At a House Oversight Committee hearing, Representative Trey Gowdy (R-SC) gave the people in attendance a valuable lesson on the Second Amendment.
While questioning Department of Homeland Security (DHS) secretary Kelli Ann Burriesci, Gowdy attacked the department’s practice of preventing Americans of their right to bear arms if they have been put on the terrorist watch list.
During the hearing, he said, “My question is, can you name another constitutional right we have that is chilled until you find out it’s chilled, and then you have to petition the government to get it back?

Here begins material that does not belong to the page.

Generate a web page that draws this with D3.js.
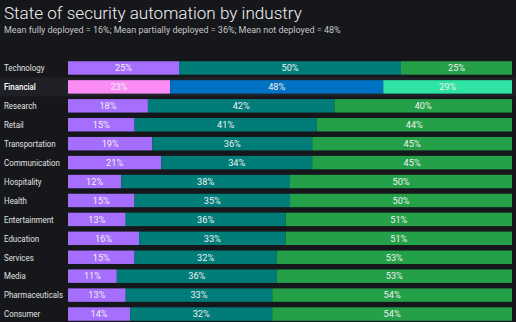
<!DOCTYPE html>
<html><head><meta charset="utf-8">
<script src="https://cdn.jsdelivr.net/npm/d3@7"></script>
<style>
html,body{margin:0;padding:0;background:#16171b;}
svg{display:block;font-family:Roboto,"Noto Sans",sans-serif;}
</style></head>
<body>
<svg id="chart" width="516" height="322"></svg>
<script>
const categories = ["Technology","Financial","Research","Retail","Transportation","Communication","Hospitality","Health","Entertainment","Education","Services","Media","Pharmaceuticals","Consumer"];
const fully =     [25,23,18,15,19,21,12,15,13,16,15,11,13,14];
const partially = [50,48,42,41,36,34,38,35,36,33,32,36,33,32];
const notDep =    [25,29,40,44,45,45,50,50,51,51,53,53,54,54];
const seriesKeys = ["fully","partially","notDep"];
const highlight = "Financial";
const titleText = "State of security automation by industry";
const subtitleText = "Mean fully deployed = 16%; Mean partially deployed = 36%; Mean not deployed = 48%";

const colors = {fully:"#a66efc", partially:"#007d79", notDep:"#24a148"};
const hiColors = {fully:"#fb8cf6", partially:"#0072c3", notDep:"#2ee3a4"};

const rows = categories.map((c,i)=>({cat:c, fully:fully[i], partially:partially[i], notDep:notDep[i]}));
const stacked = d3.stack().keys(seriesKeys)(rows);

const W = 516, H = 322;
const svg = d3.select("#chart");
const x = d3.scaleLinear().domain([0,100]).range([68,512]);
const y = d3.scaleBand().domain(categories).range([58.5,323.5]).paddingInner(0.29).paddingOuter(0.145);

function fit(sel, target){
  const n = sel.node(); const fs = +sel.attr("font-size");
  const w = n.getComputedTextLength();
  if (w>0) sel.attr("font-size", fs*target/w);
  return +sel.attr("font-size");
}

const title = svg.append("text").attr("x",4).attr("y",19).attr("fill","#f2f2f2")
  .attr("font-size",20).attr("font-weight",300).text(titleText);
fit(title, 298);
const sub = svg.append("text").attr("x",4).attr("y",32.5).attr("fill","#c6c6c6")
  .attr("font-size",9.6).text(subtitleText);
fit(sub, 337);

// highlight band
const step = y.step();
svg.append("rect").attr("x",0).attr("width",W)
  .attr("y", y(highlight) - (step - y.bandwidth())/2).attr("height", step)
  .attr("fill","#1f2126");

const labelFs = 9.4;
const probe = svg.append("text").attr("font-size",labelFs).text("Pharmaceuticals");
const pw = probe.node().getComputedTextLength();
probe.remove();
const sx = pw > 0 ? Math.min(1, 59/pw) : 1;

svg.append("g").attr("transform",`translate(4,0) scale(${sx},1)`)
  .selectAll("text").data(categories).join("text")
  .attr("x",0).attr("y",d=>y(d)+y.bandwidth()/2).attr("dy","0.35em")
  .attr("fill",d=>d===highlight?"#ffffff":"#e0e0e0")
  .attr("font-weight",d=>d===highlight?500:400)
  .attr("font-size",labelFs).text(d=>d);

const g = svg.append("g");
stacked.forEach(s=>{
  const key = s.key;
  g.append("g").selectAll("rect").data(s).join("rect")
    .attr("x",d=>x(d[0])).attr("width",d=>x(d[1])-x(d[0]))
    .attr("y",d=>y(d.data.cat)).attr("height",y.bandwidth())
    .attr("fill",d=>d.data.cat===highlight?hiColors[key]:colors[key]);
  g.append("g").selectAll("text").data(s).join("text")
    .attr("x",d=>(x(d[0])+x(d[1]))/2).attr("y",d=>y(d.data.cat)+y.bandwidth()/2)
    .attr("dy","0.36em").attr("text-anchor","middle")
    .attr("fill","#f0f0f0").attr("font-size",9.2)
    .text(d=>(d[1]-d[0])+"%");
});
</script>
</body></html>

Is that true with the First Amendment?”
It started when Gowdy first asked what process DHS goes through when they put an American citizen on the terrorist watchlist:
“What process is afforded a U.S. citizen, not someone who’s overstayed a visa, not someone who crossed a border without permission, but an American citizen—what process is currently afforded an American citizen before they go on that list?”
A flummoxed Burriesci seemed unable to provide a reasonable answer. “I’m sorry, um, there’s not a process afforded the citizen prior to getting on the list,” she said. “There is a process should someone feel they’re unduly placed on the list.”

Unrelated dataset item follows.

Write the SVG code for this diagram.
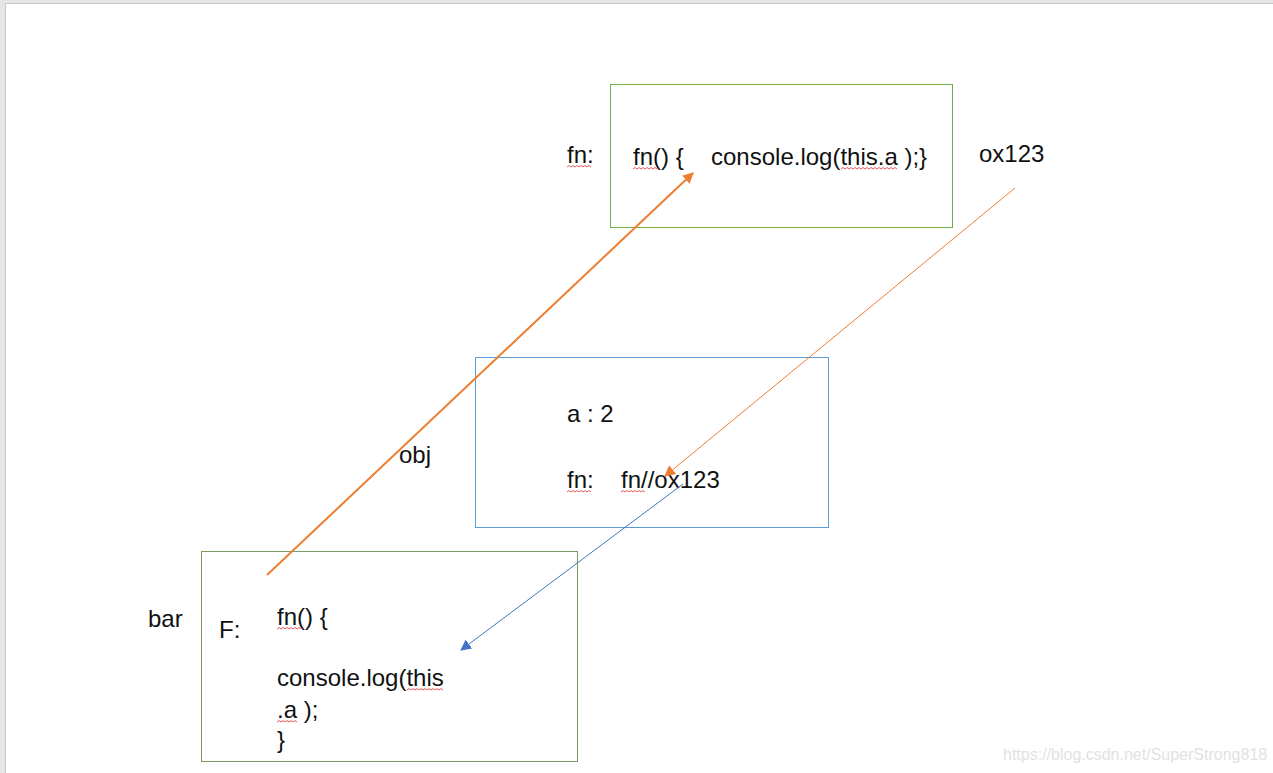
<svg xmlns="http://www.w3.org/2000/svg" width="1273" height="773" viewBox="0 0 1273 773">
<style>
text{font-family:"Liberation Sans","Noto Sans",sans-serif;font-size:24px;fill:#111}
.box{fill:none;stroke-width:1}
.sq{fill:none;stroke:#e03030;stroke-width:0.8}
.wm{font-size:16px;fill:#e2e2e2}
</style>
<defs>
<marker id="ao2" viewBox="0 0 10 10" refX="9" refY="5" markerWidth="11" markerHeight="11" orient="auto" markerUnits="userSpaceOnUse"><path d="M0,0L10,5L0,10z" fill="#ed7d31"/></marker>
<marker id="ab" viewBox="0 0 10 10" refX="9" refY="5" markerWidth="11" markerHeight="11" orient="auto" markerUnits="userSpaceOnUse"><path d="M0,0L10,5L0,10z" fill="#4472c4"/></marker>
</defs>
<rect x="0" y="0" width="1273" height="773" fill="#e6e6e6"/>
<rect x="5.5" y="3.5" width="1280" height="800" fill="#fff" stroke="#c8c8c8"/>

<g id="fnBox">
<rect class="box" x="610.5" y="84.5" width="342" height="143" stroke="#70ad47"/>
<text x="633" y="165">fn() {</text>
<text x="711" y="165">console.log(this.a );}</text>
<path class="sq" d="M633,169 l2,-1.5 l2,1.5 l2,-1.5 l2,1.5 l2,-1.5 l2,1.5 l2,-1.5 l2,1.5 l2,-1.5 l2,1.5 l2,-1.5 l2,1.5"/>
<path class="sq" d="M841,169 l2,-1.5 l2,1.5 l2,-1.5 l2,1.5 l2,-1.5 l2,1.5 l2,-1.5 l2,1.5 l2,-1.5 l2,1.5 l2,-1.5 l2,1.5 l2,-1.5 l2,1.5 l2,-1.5 l2,1.5 l2,-1.5 l2,1.5 l2,-1.5 l2,1.5 l2,-1.5 l2,1.5 l2,-1.5 l2,1.5 l2,-1.5 l2,1.5 l2,-1.5 l2,1.5"/>
</g>
<g id="fnLabel">
<text x="567" y="163">fn:</text>
<path class="sq" d="M567,167 l2,-1.5 l2,1.5 l2,-1.5 l2,1.5 l2,-1.5 l2,1.5 l2,-1.5 l2,1.5 l2,-1.5 l2,1.5 l2,-1.5 l2,1.5"/>
</g>
<g id="addr">
<text x="979" y="162">ox123</text>
</g>

<g id="objBox">
<rect class="box" x="475.5" y="357.5" width="353" height="170" stroke="#5b9bd5"/>
<text x="567" y="422">a : 2</text>
<text x="567" y="488">fn:</text>
<text x="621" y="488">fn//ox123</text>
<path class="sq" d="M567,492 l2,-1.5 l2,1.5 l2,-1.5 l2,1.5 l2,-1.5 l2,1.5 l2,-1.5 l2,1.5 l2,-1.5 l2,1.5 l2,-1.5 l2,1.5"/>
<path class="sq" d="M621,492 l2,-1.5 l2,1.5 l2,-1.5 l2,1.5 l2,-1.5 l2,1.5 l2,-1.5 l2,1.5 l2,-1.5 l2,1.5 l2,-1.5 l2,1.5"/>
</g>
<g id="objLabel"><text x="399" y="463">obj</text></g>

<g id="barBox">
<rect class="box" x="201.5" y="551.5" width="376" height="210" stroke="#7a9a66"/>
<text x="219" y="638">F:</text>
<text x="277" y="625">fn() {</text>
<text x="277" y="686">console.log(this</text>
<text x="277" y="718">.a );</text>
<text x="277" y="748">}</text>
<path class="sq" d="M277,629 l2,-1.5 l2,1.5 l2,-1.5 l2,1.5 l2,-1.5 l2,1.5 l2,-1.5 l2,1.5 l2,-1.5 l2,1.5 l2,-1.5 l2,1.5"/>
<path class="sq" d="M407,690 l2,-1.5 l2,1.5 l2,-1.5 l2,1.5 l2,-1.5 l2,1.5 l2,-1.5 l2,1.5 l2,-1.5 l2,1.5 l2,-1.5 l2,1.5 l2,-1.5 l2,1.5 l2,-1.5 l2,1.5 l2,-1.5 l2,1.5"/>
<path class="sq" d="M277,722 l2,-1.5 l2,1.5 l2,-1.5 l2,1.5 l2,-1.5 l2,1.5 l2,-1.5 l2,1.5 l2,-1.5 l2,1.5"/>
</g>
<g id="barLabel"><text x="148" y="627">bar</text></g>

<g id="connectors">
<line x1="267" y1="575" x2="693" y2="173" stroke="#ed7d31" stroke-width="2" marker-end="url(#ao2)"/>
<line x1="1015" y1="188" x2="665" y2="476" stroke="#ed7d31" stroke-width="1" marker-end="url(#ao2)"/>
<line x1="683" y1="484" x2="461" y2="650" stroke="#4472c4" stroke-width="1" marker-end="url(#ab)"/>
</g>

<text class="wm" x="1003" y="760">https://blog.csdn.net/SuperStrong818</text>
</svg>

Burriesci’s “answer” wasn’t good enough for the Representative. He continued, “Yes there is. When I say ‘process’ I’m actually using half of the term ‘due process,’ which is a phrase we find in the Constitution, that you cannot deprive people of certain things without due process,” he said. “So I understand [Center for American Progress fellow Ken Gude]’s idea, which is to wait until your right has been taken from you and then you can petition the government to get it back. I understand that that’s his idea.”
He then asked Burriesci to name “another constitutional right we have that is chilled until you find out it’s chilled, and then you have to petition the government to get it back? Is that true with the First Amendment?”
Gowdy and Burriesci went back and forth in this fashion until Burriesci admitted that she knew of no other constitutional amendment that could be deprived an American citizen without due process.
Ever since Omar Mateen murdered almost 50 people at a nightclub in Florida, leftist politicians have been furthering their anti-gun agenda by keeping people who are on the terrorist watchlist from purchasing weapons. They support their arguments by pointing out the fact that Omar Mateen had been on the terrorist watchlist previously. Of course, they leave out the fact that by the time he carried out his shooting, he had already been removed from the list.
The problem that Gowdy correctly identifies is the fact that Homeland Security is not applying due process to American citizens who they place on the list. Instead, they have created their own criteria for targeting an individual for the watch list. These include:
- Raising suspicions of being involved in terrorism (no concrete evidence is required).
- Being acquainted with, or related to, someone who is suspected of being involved in terrorism.
- Posting something on social media that someone might deem suspicious.
These are only some of the guidelines DHS follows, but in some cases, it appears that some people are added to the list randomly. In one case, a 4-year old boy was placed on the terrorist watch list. Perhaps one of his toys looked like a suicide vest?
While DHS does work hard to keep Americans safe, they must still ensure that they are protecting our rights. Their system for placing Americans on the watch list are obviously flawed, and in the end, the Constitution does not allow the government to deprive a citizen of their rights without due process. Hopefully, the rest of Congress will take Gowdy’s lesson to heart.